▸ **Material provided**:
===============

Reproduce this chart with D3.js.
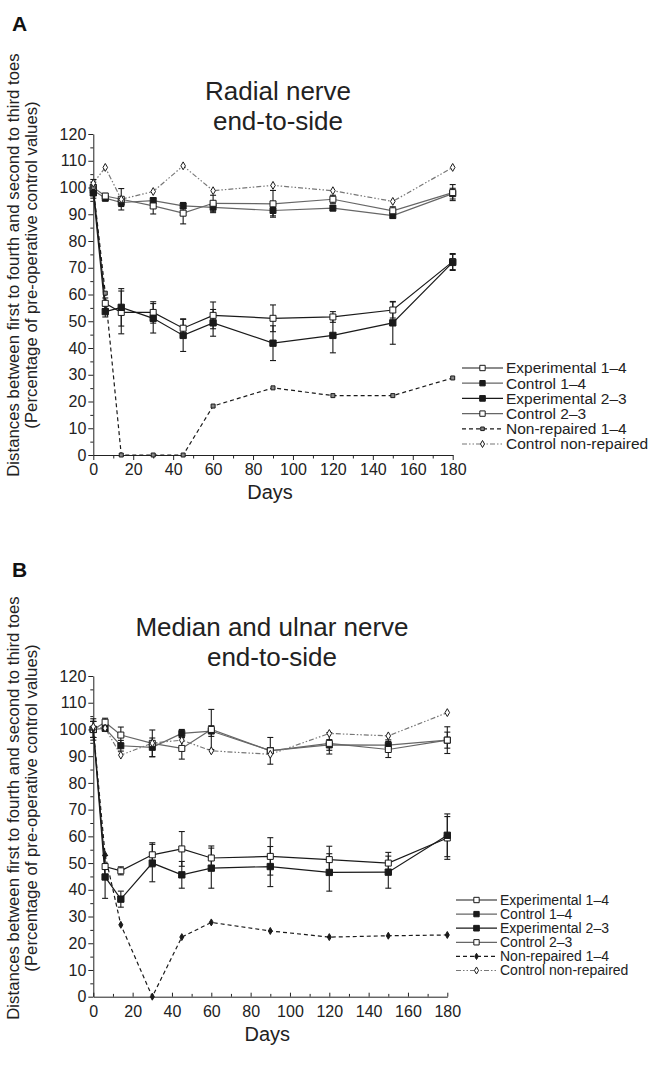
<!DOCTYPE html>
<html>
<head>
<meta charset="utf-8">
<script src="https://cdn.jsdelivr.net/npm/d3@7"></script>
<style>
  body { margin: 0; background: #fff; font-family: "Liberation Sans", Arial, sans-serif; }
  text { fill: #222; }
</style>
</head>
<body>
<script>
// days of measurement (shared by both panels)
const days = [0, 6, 14, 30, 45, 60, 90, 120, 150, 180];
const legendLabels = ["Experimental 1\u20134", "Control 1\u20134", "Experimental 2\u20133",
  "Control 2\u20133", "Non-repaired 1\u20134", "Control non-repaired"];
const xTicks = [0, 20, 40, 60, 80, 100, 120, 140, 160, 180];
const yTicks = [0, 10, 20, 30, 40, 50, 60, 70, 80, 90, 100, 110, 120];

// Panel A - radial nerve
const radialExp14 = [100, 56.7, 53.3, 53.3, 47.4, 52.2, 51.1, 51.6, 54.2, 72.3];
const radialExp14Err = [2, 2, 8, 4, 3.5, 5, 5, 2, 3, 3];
const radialCtrl14 = [99, 96, 94.4, 95.1, 93.1, 92.6, 91.4, 92.3, 89.5, 97.7];
const radialCtrl14Err = [1.5, 1, 1.5, 1, 1, 2, 2, 1, 1, 2];
const radialExp23 = [98, 53.6, 55.2, 51.1, 44.7, 49.4, 41.8, 44.7, 49.4, 72];
const radialExp23Err = [2, 2, 7, 5.5, 6, 5, 6.5, 6.5, 8, 3];
const radialCtrl23 = [100, 96.8, 95.6, 93.1, 90.4, 94.1, 93.9, 95.6, 91.3, 98.1];
const radialCtrl23Err = [3, 1, 4, 3, 4, 3, 5, 1.5, 1.5, 3];
const radialNonRep = [100, 60.5, 0, 0, 0, 18.3, 25.1, 22.2, 22.2, 28.8];
const radialCtrlNonRep = [101.6, 107.5, 95.6, 98.5, 108.1, 98.8, 100.8, 98.8, 94.8, 107.5];

// Panel B - median and ulnar nerve
const medianExp14 = [100, 48.7, 47.1, 53.1, 55.3, 51.9, 52.5, 51.3, 50.0, 59.4];
const medianExp14Err = [3, 1, 1.5, 4.5, 6.5, 4.5, 7, 5, 4, 8];
const medianCtrl14 = [100, 100.4, 93.9, 93.3, 98.5, 99.4, 92.1, 94.2, 94.1, 96];
const medianCtrl14Err = [3, 1, 2, 3.5, 1.5, 2, 1, 2, 2, 3];
const medianExp23 = [100, 44.8, 36.5, 50, 45.6, 48.1, 48.7, 46.5, 46.6, 60.4];
const medianExp23Err = [3, 8, 3, 7, 5, 7.5, 7.5, 7, 6, 8];
const medianCtrl23 = [100, 102.7, 97.9, 94.8, 92.9, 100, 92.0, 94.8, 92.5, 96.0];
const medianCtrl23Err = [4, 1.5, 3, 5, 4, 7.5, 5, 4, 3, 5];
const medianNonRep = [100, 53.1, 26.9, 0, 22.3, 27.8, 24.6, 22.3, 22.8, 23.1];
const medianCtrlNonRep = [101, 100.5, 90.4, 94.9, 96, 92, 90.7, 98.5, 97.6, 106.3];

const svg = d3.select("body").append("svg")
  .attr("width", 664)
  .attr("height", 1071);

// line / marker styles for the six series, in legend order
function styles(nonRepMarker) {
  return [
    { color: "#1a1a1a", dash: null, shape: d3.symbolSquare, size: 36, fill: "#fff" },
    { color: "#666", dash: null, shape: d3.symbolSquare, size: 36, fill: "#1a1a1a" },
    { color: "#1a1a1a", dash: null, shape: d3.symbolSquare, size: 40, fill: "#1a1a1a" },
    { color: "#666", dash: null, shape: d3.symbolSquare, size: 36, fill: "#fff" },
    { color: "#1a1a1a", dash: "4,3", shape: nonRepMarker.shape, size: nonRepMarker.size, fill: nonRepMarker.fill },
    { color: "#777", dash: "5,2,1.5,2,1.5,2", shape: d3.symbolDiamond, size: 18, fill: "#fff" }
  ];
}

function drawPanel(cfg) {
  const x = d3.scaleLinear().domain([0, 180]).range([cfg.left, cfg.right]);
  const y = d3.scaleLinear().domain([0, 120]).range([cfg.bottom, cfg.top]);
  const g = svg.append("g");

  // panel letter
  g.append("text").attr("x", 12).attr("y", cfg.letterY)
    .attr("font-size", 21).attr("font-weight", "bold").style("fill", "#111")
    .text(cfg.letter);

  // title
  cfg.title.forEach((t, i) => {
    g.append("text").attr("x", cfg.titleX).attr("y", cfg.titleY + i * 30)
      .attr("text-anchor", "middle").attr("font-size", 26).text(t);
  });

  // y axis title (two rotated lines)
  const yMid = cfg.yTitleMid;
  g.append("text").attr("transform", `translate(19,${yMid}) rotate(-90)`)
    .attr("text-anchor", "middle").attr("font-size", 16.8)
    .text("Distances between first to fourth and second to third toes");
  g.append("text").attr("transform", `translate(37,${yMid}) rotate(-90)`)
    .attr("text-anchor", "middle").attr("font-size", 16.8)
    .text("(Percentage of pre-operative control values)");

  // axes
  g.append("g").attr("transform", `translate(0,${cfg.bottom})`)
    .call(d3.axisBottom(x).tickValues(xTicks).tickSizeInner(cfg.xTick).tickSizeOuter(0)
      .tickPadding(cfg.xPad));
  g.append("g").attr("transform", `translate(0,${cfg.bottom})`)
    .call(d3.axisBottom(x).tickValues(d3.range(10, 180, 20)).tickSizeInner(cfg.xTick * 0.7)
      .tickSizeOuter(0).tickFormat(""))
    .select(".domain").remove();
  g.append("g").attr("transform", `translate(${cfg.left},0)`)
    .call(d3.axisLeft(y).tickValues(yTicks).tickSize(5).tickSizeOuter(0).tickPadding(2));
  g.append("g").attr("transform", `translate(${cfg.left},0)`)
    .call(d3.axisLeft(y).tickValues(d3.range(5, 120, 10)).tickSize(3).tickFormat(""))
    .select(".domain").remove();
  g.selectAll(".tick text").attr("font-size", 16).style("fill", "#222")
    .attr("font-family", "'Liberation Sans', Arial, sans-serif");
  g.selectAll(".domain, .tick line").attr("stroke", "#222");

  g.append("text").attr("x", (cfg.left + cfg.right) / 2 - 3).attr("y", cfg.bottom + 44)
    .attr("text-anchor", "middle").attr("font-size", 20).text("Days");

  const st = cfg.styles;
  const line = d3.line().x((d, i) => x(days[i])).y(d => y(d));

  // lines
  cfg.series.forEach((s, k) => {
    g.append("path").datum(s.values)
      .attr("d", line)
      .attr("fill", "none")
      .attr("stroke", st[k].color)
      .attr("stroke-width", 1.2)
      .attr("stroke-dasharray", st[k].dash);
  });

  // error bars
  cfg.series.forEach((s, k) => {
    if (!s.errors) return;
    const eb = g.append("g").attr("stroke", "#1a1a1a").attr("stroke-width", 1.1);
    s.values.forEach((v, i) => {
      const cx = x(days[i]);
      const lo = y(v - s.errors[i]);
      const hi = y(v + s.errors[i]);
      eb.append("line").attr("x1", cx).attr("x2", cx).attr("y1", lo).attr("y2", hi);
      eb.append("line").attr("x1", cx - 3).attr("x2", cx + 3).attr("y1", lo).attr("y2", lo);
      eb.append("line").attr("x1", cx - 3).attr("x2", cx + 3).attr("y1", hi).attr("y2", hi);
    });
  });

  // markers
  cfg.series.forEach((s, k) => {
    g.selectAll(null).data(s.values).enter().append("path")
      .attr("transform", (d, i) => `translate(${x(days[i])},${y(d)})`)
      .attr("d", d3.symbol().type(st[k].shape).size(st[k].size))
      .attr("fill", st[k].fill)
      .attr("stroke", "#1a1a1a")
      .attr("stroke-width", 1);
  });

  // legend
  const lg = cfg.legend;
  legendLabels.forEach((lab, k) => {
    const yy = lg.y + k * lg.step;
    g.append("line").attr("x1", lg.x1).attr("x2", lg.x2).attr("y1", yy).attr("y2", yy)
      .attr("stroke", st[k].color).attr("stroke-width", 1.2)
      .attr("stroke-dasharray", st[k].dash);
    g.append("path").attr("transform", `translate(${(lg.x1 + lg.x2) / 2},${yy})`)
      .attr("d", d3.symbol().type(st[k].shape).size(st[k].size * 0.8))
      .attr("fill", st[k].fill).attr("stroke", "#1a1a1a");
    g.append("text").attr("x", lg.x2 + 3).attr("y", yy).attr("dy", "0.35em")
      .attr("font-size", lg.font).text(lab);
  });
}

drawPanel({
  letter: "A", letterY: 31,
  title: ["Radial nerve", "end-to-side"], titleX: 278, titleY: 100,
  left: 93.3, right: 452.7, top: 134, bottom: 455,
  xTick: 5, xPad: 4, yTitleMid: 265,
  styles: styles({ shape: d3.symbolSquare, size: 16, fill: "#888" }),
  series: [
    { values: radialExp14, errors: radialExp14Err },
    { values: radialCtrl14, errors: radialCtrl14Err },
    { values: radialExp23, errors: radialExp23Err },
    { values: radialCtrl23, errors: radialCtrl23Err },
    { values: radialNonRep },
    { values: radialCtrlNonRep }
  ],
  legend: { x1: 462, x2: 503, y: 368, step: 15.2, font: 15.5 }
});

drawPanel({
  letter: "B", letterY: 577,
  title: ["Median and ulnar nerve", "end-to-side"], titleX: 272, titleY: 636,
  left: 93.3, right: 447.3, top: 676, bottom: 996.7,
  xTick: -4, xPad: 9, yTitleMid: 808,
  styles: styles({ shape: d3.symbolDiamond, size: 14, fill: "#1a1a1a" }),
  series: [
    { values: medianExp14, errors: medianExp14Err },
    { values: medianCtrl14, errors: medianCtrl14Err },
    { values: medianExp23, errors: medianExp23Err },
    { values: medianCtrl23, errors: medianCtrl23Err },
    { values: medianNonRep },
    { values: medianCtrlNonRep }
  ],
  legend: { x1: 456, x2: 497, y: 900, step: 14.1, font: 14 }
});
</script>
</body>
</html>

===============

▸ **Your instructions**:
From the first line above to the line containing "100, 110, 120];", repeat each line exactly. Pictures stay out.

▸ **Answer**:
Reproduce this chart with D3.js.
<!DOCTYPE html>
<html>
<head>
<meta charset="utf-8">
<script src="https://cdn.jsdelivr.net/npm/d3@7"></script>
<style>
  body { margin: 0; background: #fff; font-family: "Liberation Sans", Arial, sans-serif; }
  text { fill: #222; }
</style>
</head>
<body>
<script>
// days of measurement (shared by both panels)
const days = [0, 6, 14, 30, 45, 60, 90, 120, 150, 180];
const legendLabels = ["Experimental 1\u20134", "Control 1\u20134", "Experimental 2\u20133",
  "Control 2\u20133", "Non-repaired 1\u20134", "Control non-repaired"];
const xTicks = [0, 20, 40, 60, 80, 100, 120, 140, 160, 180];
const yTicks = [0, 10, 20, 30, 40, 50, 60, 70, 80, 90, 100, 110, 120];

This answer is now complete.